Die Dramaturgie des Istaf war gut inszeniert, der Speerwurf der Frauen ein glänzender Einstieg. Natürlich war dieser Wettbewerb das Duell Stahl gegen Obergföll, Überraschungs-Europameisterin gegen etwas frustrierte EM-Zweite. Es ist nichts Persönliches, die beiden verstehen sich ganz gut, die Szene mit der Fahne zeigte es. Aber Linda Stahl hatte mit ihrem Siegwurf in Barcelona Christina Obergföll das Gefühl der Genugtuung geraubt. Die Offenburgerin wollte die EM als Bühne für ihr Comeback nützen. Sie hatte eine frustrierende Saison 2009 hinter sich; bei der WM war sie nur Fünfte geworden. Monatelang ergab sie sich der Sinnsuche und dachte sogar ans Karriere-Ende. Erst ihr Trainer überredete sie behutsam, weiterzumachen.

Aber Weitermachen ohne den Beweis eigener Klasse, das ging nicht. Die EM sollte ihn bringen. Doch sie war nur der Beweis dafür, dass ihr erneut eine andere Deutsche die Show gestohlen hatte. Im WM-Finale hatte Steffi Nerius einen glanzvollen Sieg gefeiert, in Barcelona Linda Stahl. Obergföll hatte erneut zwei Möglichkeiten: Aufgeben oder Trotzreaktion. Sie wählte die zweite Variante.

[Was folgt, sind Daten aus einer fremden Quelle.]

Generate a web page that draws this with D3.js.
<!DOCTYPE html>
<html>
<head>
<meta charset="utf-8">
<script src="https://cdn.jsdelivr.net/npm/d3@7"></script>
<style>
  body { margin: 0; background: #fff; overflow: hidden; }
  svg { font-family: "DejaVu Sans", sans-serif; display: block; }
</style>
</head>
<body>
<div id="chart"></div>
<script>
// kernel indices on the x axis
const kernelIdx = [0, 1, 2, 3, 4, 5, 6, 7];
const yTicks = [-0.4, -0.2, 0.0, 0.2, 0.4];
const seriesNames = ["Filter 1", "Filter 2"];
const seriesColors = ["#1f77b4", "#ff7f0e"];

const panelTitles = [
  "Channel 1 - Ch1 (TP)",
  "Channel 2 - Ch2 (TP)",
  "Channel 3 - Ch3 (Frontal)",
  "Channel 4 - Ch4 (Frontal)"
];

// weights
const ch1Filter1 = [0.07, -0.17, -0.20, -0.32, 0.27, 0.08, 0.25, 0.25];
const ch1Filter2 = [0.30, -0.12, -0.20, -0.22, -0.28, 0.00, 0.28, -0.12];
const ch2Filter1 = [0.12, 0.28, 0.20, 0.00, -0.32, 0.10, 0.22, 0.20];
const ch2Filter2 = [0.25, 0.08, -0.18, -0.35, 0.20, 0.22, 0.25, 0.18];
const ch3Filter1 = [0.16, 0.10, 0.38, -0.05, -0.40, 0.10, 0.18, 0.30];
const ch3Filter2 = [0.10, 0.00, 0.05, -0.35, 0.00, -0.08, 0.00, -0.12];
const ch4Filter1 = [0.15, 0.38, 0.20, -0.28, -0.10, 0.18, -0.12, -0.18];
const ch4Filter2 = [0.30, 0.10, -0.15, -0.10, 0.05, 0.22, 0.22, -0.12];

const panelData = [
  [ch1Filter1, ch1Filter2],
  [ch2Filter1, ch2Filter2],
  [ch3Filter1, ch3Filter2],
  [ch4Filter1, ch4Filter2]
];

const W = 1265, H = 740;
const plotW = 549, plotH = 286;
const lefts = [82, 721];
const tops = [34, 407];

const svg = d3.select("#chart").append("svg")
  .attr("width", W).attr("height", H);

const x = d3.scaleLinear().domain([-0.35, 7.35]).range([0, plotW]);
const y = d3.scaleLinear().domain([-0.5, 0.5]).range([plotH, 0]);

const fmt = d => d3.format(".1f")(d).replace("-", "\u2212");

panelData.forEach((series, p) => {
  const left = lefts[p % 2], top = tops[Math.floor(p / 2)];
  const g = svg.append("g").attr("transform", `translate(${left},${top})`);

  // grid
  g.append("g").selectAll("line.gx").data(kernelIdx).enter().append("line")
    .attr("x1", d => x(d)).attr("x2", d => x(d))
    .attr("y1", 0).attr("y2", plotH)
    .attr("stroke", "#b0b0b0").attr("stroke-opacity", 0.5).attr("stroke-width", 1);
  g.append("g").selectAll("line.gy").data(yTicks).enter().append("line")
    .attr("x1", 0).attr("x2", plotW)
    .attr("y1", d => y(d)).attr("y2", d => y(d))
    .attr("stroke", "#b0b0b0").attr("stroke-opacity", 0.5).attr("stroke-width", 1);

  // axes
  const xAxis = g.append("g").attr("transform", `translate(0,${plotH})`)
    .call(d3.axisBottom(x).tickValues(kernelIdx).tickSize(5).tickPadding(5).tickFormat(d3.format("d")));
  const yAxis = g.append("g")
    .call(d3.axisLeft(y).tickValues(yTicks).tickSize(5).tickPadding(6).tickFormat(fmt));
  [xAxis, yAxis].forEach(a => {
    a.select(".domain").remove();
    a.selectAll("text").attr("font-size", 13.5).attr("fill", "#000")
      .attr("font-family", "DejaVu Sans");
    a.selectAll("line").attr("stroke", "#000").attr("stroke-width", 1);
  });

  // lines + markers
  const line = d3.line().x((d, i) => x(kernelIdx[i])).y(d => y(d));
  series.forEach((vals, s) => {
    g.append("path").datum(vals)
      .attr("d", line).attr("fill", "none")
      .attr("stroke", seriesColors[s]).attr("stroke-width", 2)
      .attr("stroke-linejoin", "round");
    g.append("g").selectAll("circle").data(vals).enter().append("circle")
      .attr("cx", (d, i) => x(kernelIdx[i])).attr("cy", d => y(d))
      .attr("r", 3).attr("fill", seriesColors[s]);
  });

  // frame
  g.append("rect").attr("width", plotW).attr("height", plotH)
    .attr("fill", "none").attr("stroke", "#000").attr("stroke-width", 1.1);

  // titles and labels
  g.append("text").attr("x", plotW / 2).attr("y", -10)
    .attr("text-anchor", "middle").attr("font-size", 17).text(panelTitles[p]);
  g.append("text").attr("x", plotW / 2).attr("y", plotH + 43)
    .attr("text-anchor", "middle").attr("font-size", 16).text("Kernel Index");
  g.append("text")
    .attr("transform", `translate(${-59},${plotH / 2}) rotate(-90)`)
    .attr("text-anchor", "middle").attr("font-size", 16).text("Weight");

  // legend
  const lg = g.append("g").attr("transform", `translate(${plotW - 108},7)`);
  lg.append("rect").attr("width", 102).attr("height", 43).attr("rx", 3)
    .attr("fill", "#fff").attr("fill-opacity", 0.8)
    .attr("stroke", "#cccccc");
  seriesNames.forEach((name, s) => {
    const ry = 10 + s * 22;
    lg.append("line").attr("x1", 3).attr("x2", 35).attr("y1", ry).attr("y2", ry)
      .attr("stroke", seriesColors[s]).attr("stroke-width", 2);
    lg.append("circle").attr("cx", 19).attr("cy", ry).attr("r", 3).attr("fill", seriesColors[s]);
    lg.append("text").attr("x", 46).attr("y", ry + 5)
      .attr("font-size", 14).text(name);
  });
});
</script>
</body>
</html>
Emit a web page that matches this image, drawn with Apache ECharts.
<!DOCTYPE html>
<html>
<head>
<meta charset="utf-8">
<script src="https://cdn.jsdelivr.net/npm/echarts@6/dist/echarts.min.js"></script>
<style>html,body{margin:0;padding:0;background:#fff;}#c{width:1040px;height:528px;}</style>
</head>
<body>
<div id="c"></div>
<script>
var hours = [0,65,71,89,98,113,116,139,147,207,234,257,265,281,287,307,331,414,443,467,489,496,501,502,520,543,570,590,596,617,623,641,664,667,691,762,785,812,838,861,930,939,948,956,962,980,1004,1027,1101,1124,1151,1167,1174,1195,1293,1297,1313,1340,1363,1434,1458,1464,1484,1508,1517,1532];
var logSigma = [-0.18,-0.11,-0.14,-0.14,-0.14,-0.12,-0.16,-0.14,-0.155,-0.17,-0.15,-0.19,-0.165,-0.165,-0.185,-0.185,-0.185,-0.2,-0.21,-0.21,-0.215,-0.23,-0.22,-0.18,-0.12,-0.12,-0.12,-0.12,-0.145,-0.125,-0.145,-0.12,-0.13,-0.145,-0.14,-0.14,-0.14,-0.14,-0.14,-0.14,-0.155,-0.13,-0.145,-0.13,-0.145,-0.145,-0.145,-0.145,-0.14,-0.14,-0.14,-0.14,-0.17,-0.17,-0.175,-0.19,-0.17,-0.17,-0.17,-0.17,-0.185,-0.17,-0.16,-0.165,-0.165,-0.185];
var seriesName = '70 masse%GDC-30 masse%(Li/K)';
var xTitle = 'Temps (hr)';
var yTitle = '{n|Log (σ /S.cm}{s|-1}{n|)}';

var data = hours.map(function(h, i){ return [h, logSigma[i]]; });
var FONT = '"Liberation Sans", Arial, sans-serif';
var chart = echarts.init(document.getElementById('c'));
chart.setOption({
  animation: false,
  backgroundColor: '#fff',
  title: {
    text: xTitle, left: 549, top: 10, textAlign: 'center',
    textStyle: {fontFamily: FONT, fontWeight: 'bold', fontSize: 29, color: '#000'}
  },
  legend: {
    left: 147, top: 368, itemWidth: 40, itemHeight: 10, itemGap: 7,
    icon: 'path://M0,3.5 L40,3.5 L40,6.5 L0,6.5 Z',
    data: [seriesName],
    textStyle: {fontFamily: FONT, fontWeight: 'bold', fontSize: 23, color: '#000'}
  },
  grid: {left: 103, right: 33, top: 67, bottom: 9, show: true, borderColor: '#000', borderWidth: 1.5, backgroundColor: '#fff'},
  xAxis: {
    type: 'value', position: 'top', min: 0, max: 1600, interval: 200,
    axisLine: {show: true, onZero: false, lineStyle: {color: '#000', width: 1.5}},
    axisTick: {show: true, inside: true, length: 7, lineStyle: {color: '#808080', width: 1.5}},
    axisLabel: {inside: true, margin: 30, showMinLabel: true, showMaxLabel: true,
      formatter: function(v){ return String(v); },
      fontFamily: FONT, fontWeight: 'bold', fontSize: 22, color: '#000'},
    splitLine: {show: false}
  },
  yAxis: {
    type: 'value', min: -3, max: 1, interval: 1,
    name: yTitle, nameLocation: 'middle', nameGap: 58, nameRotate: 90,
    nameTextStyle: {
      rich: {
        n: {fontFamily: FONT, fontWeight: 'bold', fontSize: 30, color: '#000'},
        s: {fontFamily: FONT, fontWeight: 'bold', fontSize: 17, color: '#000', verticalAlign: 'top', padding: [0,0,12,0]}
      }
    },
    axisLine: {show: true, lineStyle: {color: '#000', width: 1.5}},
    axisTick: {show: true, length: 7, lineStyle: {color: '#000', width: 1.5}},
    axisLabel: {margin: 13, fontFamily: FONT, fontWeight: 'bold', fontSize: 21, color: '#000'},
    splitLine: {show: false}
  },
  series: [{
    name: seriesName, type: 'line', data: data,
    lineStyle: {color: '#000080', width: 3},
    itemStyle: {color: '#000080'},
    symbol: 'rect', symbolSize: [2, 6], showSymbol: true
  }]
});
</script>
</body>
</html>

In Zürich siegte sie mit glanzvollen 67,31 Metern, die erste Demonstration.

Die zweite war das Istaf. Schon im ersten Versuch warf sie 63,73 Meter, klare Führung. Dann legte sie nach, 65,10 Meter. Jetzt hatte sie endgültig ihre Bühne. Linda Stahl lag mit 59,94 Meter abgeschlagen auf Rang vier. Aber noch gab sie nicht auf. Im letzten Versuch steigerte sie sich auf 61,82 Meter. Damit lag sie allerdings immer noch 2,28 Meter hinter Obergföll. Es war klar, wer hier die Nummer eins ist. Aber Christina Obergföll wollte mehr. Sie wollte eine Demonstration. Für sich und für ihre Konkurrentinnen. „Ich wollte der Weltklasse zeigen: Hey, ich bin auch noch da“, sagte sie.

Als der Speer beim sechsten Versuch landete, hatte es jeder begriffen.